§ **Short task**: Look at the data below and print exactly the lines from its first line through the line with "import matplotlib.pyplot as plt"; the pictures stay out of the copy.
^^^^^^^^
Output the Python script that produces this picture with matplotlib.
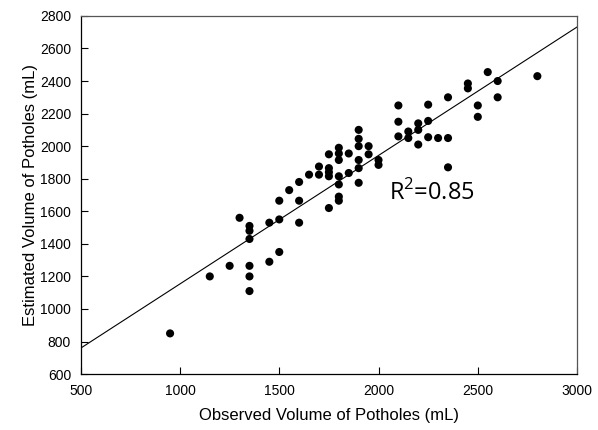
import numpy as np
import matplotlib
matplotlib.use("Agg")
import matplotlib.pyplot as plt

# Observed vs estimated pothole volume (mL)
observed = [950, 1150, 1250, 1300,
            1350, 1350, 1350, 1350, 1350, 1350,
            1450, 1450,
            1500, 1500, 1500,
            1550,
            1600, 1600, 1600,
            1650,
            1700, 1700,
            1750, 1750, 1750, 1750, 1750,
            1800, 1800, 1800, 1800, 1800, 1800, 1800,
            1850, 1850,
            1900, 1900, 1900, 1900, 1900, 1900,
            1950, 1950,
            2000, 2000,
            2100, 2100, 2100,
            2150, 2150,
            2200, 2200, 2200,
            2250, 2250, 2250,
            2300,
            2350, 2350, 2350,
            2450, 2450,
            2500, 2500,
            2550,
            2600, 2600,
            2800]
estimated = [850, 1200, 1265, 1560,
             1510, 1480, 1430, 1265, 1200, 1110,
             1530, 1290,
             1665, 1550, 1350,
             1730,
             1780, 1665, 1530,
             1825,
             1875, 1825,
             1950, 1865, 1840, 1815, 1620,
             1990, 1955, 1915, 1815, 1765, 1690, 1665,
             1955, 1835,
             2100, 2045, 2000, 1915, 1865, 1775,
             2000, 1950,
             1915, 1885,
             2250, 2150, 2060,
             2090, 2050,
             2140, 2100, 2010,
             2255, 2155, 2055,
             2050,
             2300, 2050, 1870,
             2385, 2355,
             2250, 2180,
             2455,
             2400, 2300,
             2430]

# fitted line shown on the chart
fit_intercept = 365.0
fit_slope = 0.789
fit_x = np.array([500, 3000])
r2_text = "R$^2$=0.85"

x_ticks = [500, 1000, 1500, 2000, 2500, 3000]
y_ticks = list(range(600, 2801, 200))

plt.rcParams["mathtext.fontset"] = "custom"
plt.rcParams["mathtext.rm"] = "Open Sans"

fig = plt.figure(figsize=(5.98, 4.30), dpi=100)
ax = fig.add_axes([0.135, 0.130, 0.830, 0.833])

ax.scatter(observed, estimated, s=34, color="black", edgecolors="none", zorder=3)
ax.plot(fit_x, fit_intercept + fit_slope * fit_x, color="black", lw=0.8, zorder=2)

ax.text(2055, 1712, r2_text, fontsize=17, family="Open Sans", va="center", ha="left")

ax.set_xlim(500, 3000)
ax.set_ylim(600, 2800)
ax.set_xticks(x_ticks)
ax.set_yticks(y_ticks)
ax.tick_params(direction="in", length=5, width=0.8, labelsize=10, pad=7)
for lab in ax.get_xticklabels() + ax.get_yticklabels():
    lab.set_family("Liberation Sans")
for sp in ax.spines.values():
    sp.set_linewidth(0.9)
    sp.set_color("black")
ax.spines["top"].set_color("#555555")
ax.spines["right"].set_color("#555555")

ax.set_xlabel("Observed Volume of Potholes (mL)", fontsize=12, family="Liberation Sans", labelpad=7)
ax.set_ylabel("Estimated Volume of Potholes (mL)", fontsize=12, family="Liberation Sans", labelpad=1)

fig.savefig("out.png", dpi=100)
^^^^^^^^
§ **Exercise output**:
Output the Python script that produces this picture with matplotlib.
import numpy as np
import matplotlib
matplotlib.use("Agg")
import matplotlib.pyplot as plt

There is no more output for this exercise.